‘Remembering Boyle Heights’
What: Boyle Heights has long stood out among Los Angeles neighborhoods for its cultural diversity and artistic richness. A tour through time reminds us how this came to be.
Why this? “Remembering Boyle Heights” was collectively developed at the theater space Casa 0101 by “Real Women Have Curves” playwright Josefina Lopez, director Corky Dominguez and an 11-person acting ensemble chosen to reflect the neighborhood’s diversity.
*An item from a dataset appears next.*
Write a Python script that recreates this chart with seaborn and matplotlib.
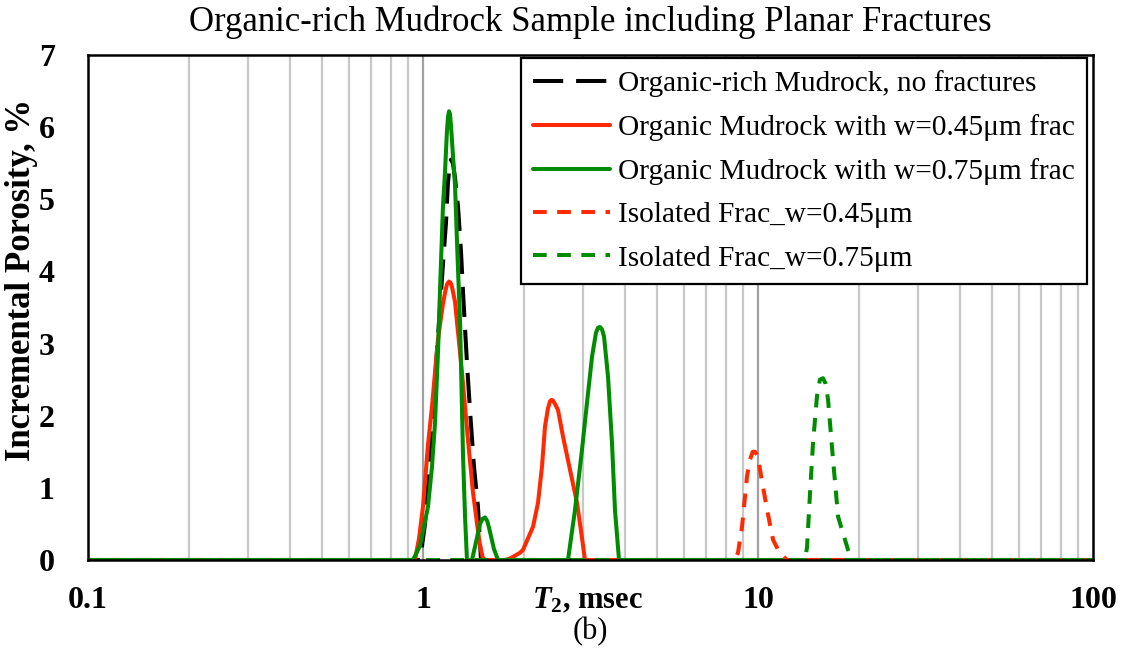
import numpy as np
import pandas as pd
import matplotlib
matplotlib.use("Agg")
import matplotlib.pyplot as plt
import seaborn as sns

# ---------------- data ----------------
t2_base = [0.1, 0.98, 1.014, 1.049, 1.086, 1.124, 1.147, 1.171, 1.187, 1.2, 1.212, 1.228, 1.246,
           1.272, 1.299, 1.317, 1.353, 1.381, 1.42, 1.459, 1.49, 100]
por_base = [0, 0, 0.5, 1.44, 2.5, 3.5, 4.1, 4.67, 5.23, 5.45, 5.55, 5.5, 5.3,
            4.9, 4.26, 3.7, 2.73, 2.08, 1.29, 0.74, 0, 0]

t2_w45 = [0.1, 0.9465, 0.973, 1.0, 1.035, 1.064, 1.086, 1.109, 1.147, 1.165, 1.179, 1.196,
          1.21, 1.221, 1.246, 1.3075, 1.362, 1.409, 1.45, 1.48, 1.51, 1.54,
          1.757, 1.8185, 1.948, 1.988, 2.13, 2.204, 2.266, 2.313, 2.36, 2.394, 2.42, 2.444,
          2.48, 2.529, 2.618, 2.747, 2.883, 2.98, 3.045, 100]
por_w45 = [0, 0, 0.3, 0.74, 1.6, 2.13, 2.6, 3.07, 3.55, 3.72, 3.82, 3.86,
           3.84, 3.78, 3.58, 2.6, 1.67, 0.95, 0.5, 0.2, 0.02, 0,
           0, 0.02, 0.1, 0.14, 0.46, 0.79, 1.3, 1.85, 2.1, 2.2, 2.22, 2.21,
           2.16, 2.08, 1.71, 1.25, 0.79, 0.32, 0.0, 0]

t2_w75 = [0.1, 0.9336, 0.98, 1.035, 1.064, 1.086, 1.109, 1.124, 1.147, 1.163, 1.179,
          1.188, 1.196, 1.204, 1.213, 1.229, 1.246, 1.268, 1.29, 1.317, 1.335, 1.353,
          1.4005, 1.44, 1.48, 1.505, 1.5315, 1.555, 1.574, 1.629, 1.675,
          2.709, 2.842, 2.983, 3.087, 3.196, 3.284, 3.33, 3.376, 3.42, 3.470, 3.567,
          3.666, 3.742, 3.847, 100]
por_w75 = [0, 0, 0.2, 0.74, 1.3, 1.9, 2.9, 3.74, 4.9, 5.37, 5.95,
           6.15, 6.22, 6.18, 6.0, 5.6, 5.2, 4.2, 3.29, 1.43, 0.6, 0,
           0, 0.25, 0.5, 0.57, 0.59, 0.54, 0.45, 0.15, 0,
           0, 0.69, 1.53, 2.18, 2.82, 3.15, 3.22, 3.23, 3.2, 3.1, 2.54,
           1.62, 0.69, 0, 0]

t2_iso45 = [0.1, 8.537, 8.714, 8.959, 9.272, 9.465, 9.64, 9.795, 9.96, 10.14,
            10.64, 11.09, 11.6, 12.21, 100]
por_iso45 = [0, 0, 0.1, 0.46, 1.16, 1.39, 1.5, 1.5, 1.45, 1.25,
             0.7, 0.28, 0.1, 0, 0]

t2_iso75 = [0.1, 13.81, 14.01, 14.30, 14.60, 15.00, 15.3, 15.63, 15.9, 16.18,
            16.75, 17.34, 18.57, 19.08, 100]
por_iso75 = [0, 0, 0.18, 0.93, 1.63, 2.27, 2.5, 2.52, 2.45, 2.23,
             1.39, 0.6, 0.14, 0, 0]

labels = ["Organic-rich Mudrock, no fractures",
          "Organic Mudrock with w=0.45\u03bcm frac",
          "Organic Mudrock with w=0.75\u03bcm frac",
          "Isolated Frac_w=0.45\u03bcm",
          "Isolated Frac_w=0.75\u03bcm"]
x_ticks = [0.1, 1, 10, 100]
x_ticklabels = ["0.1", "1", "10", "100"]
y_ticks = [0, 1, 2, 3, 4, 5, 6, 7]

title = "Organic-rich Mudrock Sample including Planar Fractures"
ylabel = "Incremental Porosity, %"

# ---------------- style ----------------
sns.set_theme(style="white")
plt.rcParams['font.family'] = ['Liberation Serif', 'DejaVu Serif']
plt.rcParams['mathtext.fontset'] = 'custom'
plt.rcParams['mathtext.rm'] = 'Liberation Serif'
plt.rcParams['mathtext.it'] = 'Liberation Serif:italic'
plt.rcParams['mathtext.bf'] = 'Liberation Serif:bold'
plt.rcParams['mathtext.bfit'] = 'Liberation Serif:italic:bold'
for k in ['text.color', 'axes.labelcolor', 'xtick.color', 'ytick.color']:
    plt.rcParams[k] = 'black'

RED = "#FF2A00"
GREEN = "#008C00"
LW = 2.9

fig = plt.figure(figsize=(11.22, 6.54), dpi=100)
ax = fig.add_axes([88/1122, 1-560/654, (1093-88)/1122, (560-55)/654])

series = [
    (t2_base, por_base, "black", (0, (7.5, 3.2))),
    (t2_w45, por_w45, RED, "-"),
    (t2_w75, por_w75, GREEN, "-"),
    (t2_iso45, por_iso45, RED, (0, (3.4, 2.6))),
    (t2_iso75, por_iso75, GREEN, (0, (3.4, 2.6))),
]
for (x, y, c, ls), lab in zip(series, labels):
    df = pd.DataFrame({"T2": x, "por": y})
    sns.lineplot(data=df, x="T2", y="por", ax=ax, color=c, linestyle=ls,
                 linewidth=LW, estimator=None, sort=False, label=lab)

ax.set_xscale("log")
ax.set_xlim(0.1, 100)
ax.set_ylim(0, 7)

# gridlines
for dec in [0.1, 1, 10]:
    for m in range(2, 10):
        ax.axvline(dec * m, color="#c8c8c8", lw=1.6, zorder=0)
for v in [1, 10]:
    ax.axvline(v, color="#a0a0a0", lw=1.6, zorder=0)

ax.set_xticks(x_ticks)
ax.set_xticklabels(x_ticklabels)
ax.set_xticks([], minor=True)
ax.set_yticks(y_ticks)
ax.tick_params(axis="both", length=0, labelsize=23)
ax.tick_params(axis="x", pad=19)
ax.tick_params(axis="y", pad=24)
for lbl in ax.get_xticklabels() + ax.get_yticklabels():
    lbl.set_fontweight("bold")

for sp in ax.spines.values():
    sp.set_color("black")
    sp.set_linewidth(1.8)

ax.set_xlabel("")
ax.set_ylabel("")
fig.text(22/1122, 1-280/654, ylabel, fontsize=25, fontweight="bold",
         rotation=90, ha="center", va="center")
fig.text(590/1122, 1-22/654, title, fontsize=25, ha="center", va="center")

fig.text(588/1122, 1-601/654, r"$\mathbfit{T}_{\mathbf{2}}$" + ", msec",
         fontsize=22, fontweight="bold", ha="center", va="center")
fig.text(590/1122, 1-632/654, "(b)", fontsize=22, ha="center", va="center")

leg = ax.legend(loc="upper right", bbox_to_anchor=((1087-88)/1005, (560-58)/505),
                borderaxespad=0, fontsize=21.2, frameon=True, fancybox=False,
                handlelength=2.6, handletextpad=0.28, labelspacing=0.57,
                borderpad=0.42)
leg.get_frame().set_edgecolor("black")
leg.get_frame().set_linewidth(1.6)
leg.get_frame().set_alpha(1)

fig.savefig("out.png", dpi=100)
Calling Boyle Heights “the Ellis Island of the West,” Lopez, who is Casa’s founding artistic director, puts particular emphasis on it as a place of openness in a past of housing covenants, when Latinos, Asians, blacks, Jews and others congregated there because they were barred elsewhere. “It put everyone together and made everyone equal, because they were being equally discriminated against, and that created this incredible tolerance and bonding,” she says. Lopez, who grew up there, worries that the neighborhood’s unique bonds are being undone as gentrification prices out its historic communities. It is, she says, “an erasure of a very colorful neighborhood.” Casa 0101, a community resource since 2002, faces its own struggle for existence, but with support from an ongoing fundraising campaign, programming is scheduled into July, Lopez says.